I have been and will continue to be  a vocal supporter of livestock farmers and have been disturbed by the confrontation and criticism that they have been subjected to by animal rights activists (ARA) on social media. On the other hand I have tried to keep an open mind and at least consider where the ARA points of view are coming from. Using #farm365 as an example, we have, in my opinion a battle between the very best representatives of the farming community and the most extreme, militant spokespeople from the ARA side. That being said, the one thing these radicals have in common with farmers – they care about their cause and want to share it with others.

In the extremely unlikely event (and I mean, winning the lottery, pigs fly unlikely) that the militant ARA’s on social media ask for my advice, here’s where I would start: You are picking the wrong fight! If you are genuinely interested in improving the lives and welfare of animals, this is not the group you should be alienating. The #farm365 Tweeters and other farmers who are trying to engage the public take their responsibilities as stewards seriously and- get ready for it -really do CARE about the well being of the animals on their farms. Attacking this group is, literally, like picketing a volunteer fire station because you have a moral objection to to burning tires. The farmers who are taking the time to share their experiences and pictures are not doing it for money, glory or fame. It takes time and effort to do what they do. They are putting their private lives on display to help people connect with where their food comes from and to understand what’s involved in feeding a growing population. Invariably, these farmers are opening themselves up to criticism and ridicule, not because they think it would be a fun way to spend a Friday night, but because they CARE enough to take that risk.

Now for the tough part – farmers aren’t perfect. The harsh reality is that there are farms that need some work- just like there are pet owners who neglect their pets and there are vegans who vandalize farms and cops that abuse their authority and bad bankers and bad priests and bad teachers and…. I think you get the point. The good news is that the overwhelming majority of farmers provide an excellent level of care to the point where domestic animals are better cared for than any point in history and, arguably, better off than their wild counterparts. The problem is that even if 99.99% of farmers are doing an excellent job, we, as an industry have to answer for the 0.01% that leave us open to criticism. Anytime it appears that we are hiding facts or covering up abuse, our credibility takes a hit.

In my line of work I often review feeding trials to evaluate performance and health benefits of different feed ingredients or additives. Some of the things I look for are the “negative” trial results. If the ingredient  being tested wins every single trial, I question the validity of the testing methods. It’s this thinking that makes me wonder if the same is true of how our industry is viewed by the ARAs? If we claim that ALL farmers are in the right ALL of the time will they automatically assume that we are all in willing collusion to cover up abuse? The difficulty is – can we really expect a logical response or reasonable dialogue at this point?

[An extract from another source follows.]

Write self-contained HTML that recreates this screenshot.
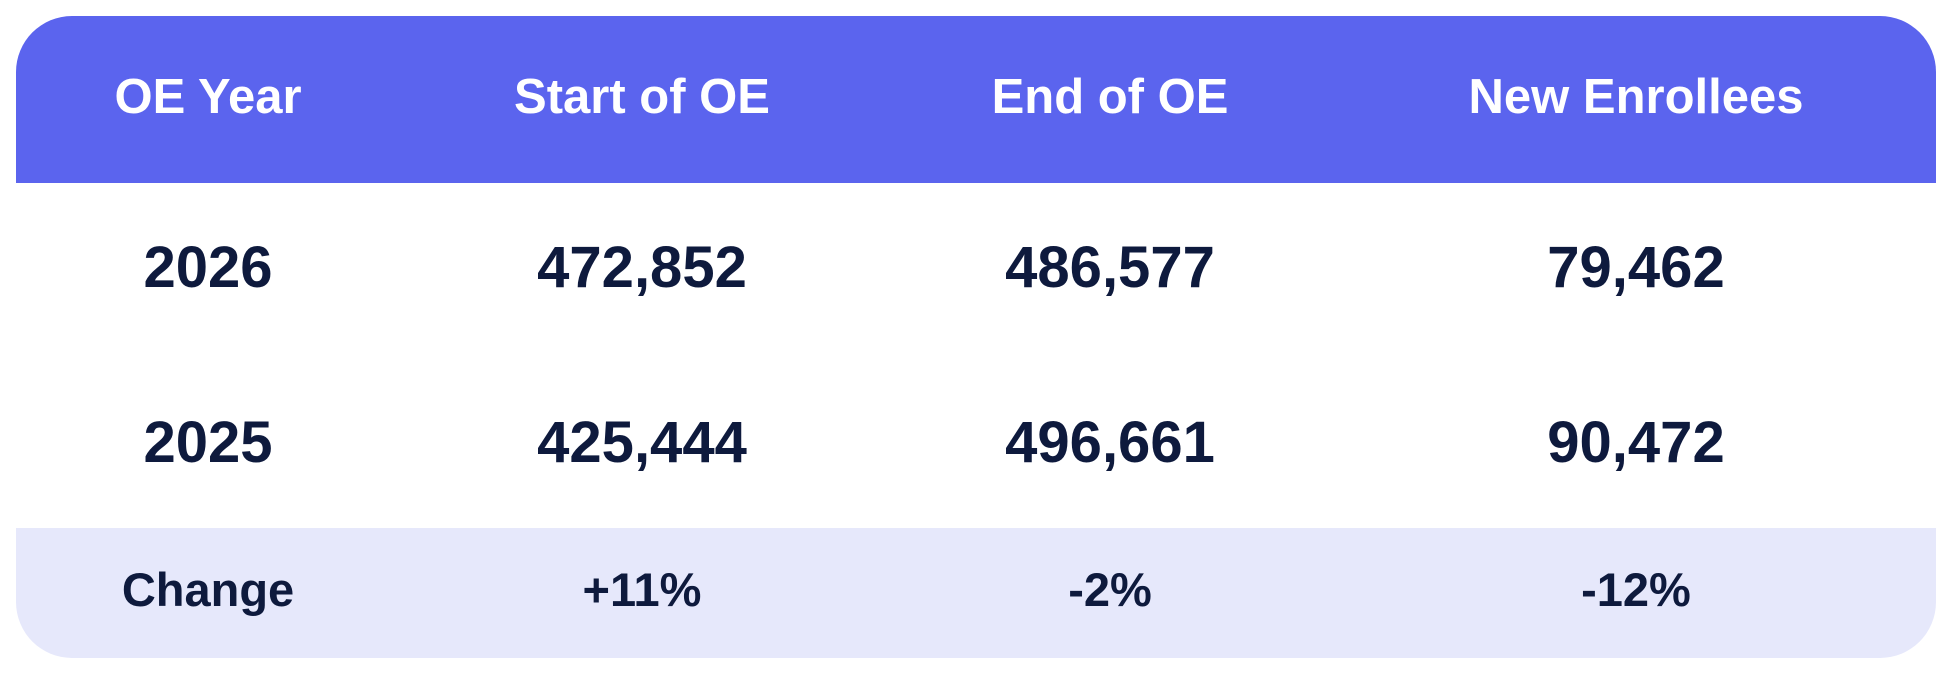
<!DOCTYPE html>
<html><head><meta charset="utf-8"><style>
html,body{margin:0;padding:0;background:#fff;width:1954px;height:676px;overflow:hidden}
svg{display:block}
text{font-family:"Liberation Sans",Arial,sans-serif;font-weight:bold;text-anchor:middle}
</style></head><body>
<svg width="1954" height="676" viewBox="0 0 1954 676">
<defs><clipPath id="c"><rect x="16" y="16" width="1920" height="642" rx="56" ry="56"/></clipPath></defs>
<g clip-path="url(#c)">
<rect x="16" y="16" width="1920" height="642" fill="#fff"/>
<rect x="16" y="16" width="1920" height="167" fill="#5B64EE"/>
<rect x="16" y="528" width="1920" height="130" fill="#E6E8FB"/>
</g>
<g fill="#fff" font-size="49">
<text x="208" y="113">OE Year</text>
<text x="642" y="113">Start of OE</text>
<text x="1110" y="113">End of OE</text>
<text x="1636" y="113">New Enrollees</text>
</g>
<g fill="#0E1A3D" font-size="58">
<text x="208" y="287">2026</text>
<text x="642" y="287">472,852</text>
<text x="1110" y="287">486,577</text>
<text x="1636" y="287">79,462</text>
<text x="208" y="462">2025</text>
<text x="642" y="462">425,444</text>
<text x="1110" y="462">496,661</text>
<text x="1636" y="462">90,472</text>
</g>
<g fill="#0E1A3D" font-size="47">
<text x="208" y="606">Change</text>
<text x="642" y="606">+11%</text>
<text x="1110" y="606">-2%</text>
<text x="1636" y="606">-12%</text>
</g>
</svg>
</body></html>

All of the livestock groups have certification programs in place focusing on both food safety and animal welfare, which is intended to assure the public that we are raising the bar and ensuring best practices. A couple of examples are ProAction Initiative from Dairy Farmers of Canada and CPC CQA program. As with any audited program, the expectations must be clearly outlined and measurable. Equally important, the consequences for failing to meet expectations must be understood and the program needs some teeth, with specific penalties for producers who fail to meet a minimum standard. Often, these programs will offer a financial incentive to achieve a high standard and If the audit process is transparent, legitimate and clearly tied to the price paid by the customer, results in consistent improvements.On the flip side, a program can be designed with standards so low that virtually all producers meet them. The result is a program that has virtually no value and does not last. In a logical, business setting, transparent measurables give credibility to the program and demonstrate to the customer realistic objectives and improvements.

In theory, my argument makes sense. In reality, I have less confidence that ARA’s are interested in logical, fact based explanations for how we are improving animal welfare. I suspect that there are many ARA’s that really are interested in productive dialogue, but I worry about the small percentage who are willing to go to extremes like spreading mis-information and harassing honest, hard working farmers. Animal welfare is important. So is the business of feeding the world. We are lucky that 99.99% of farmers CARE about both.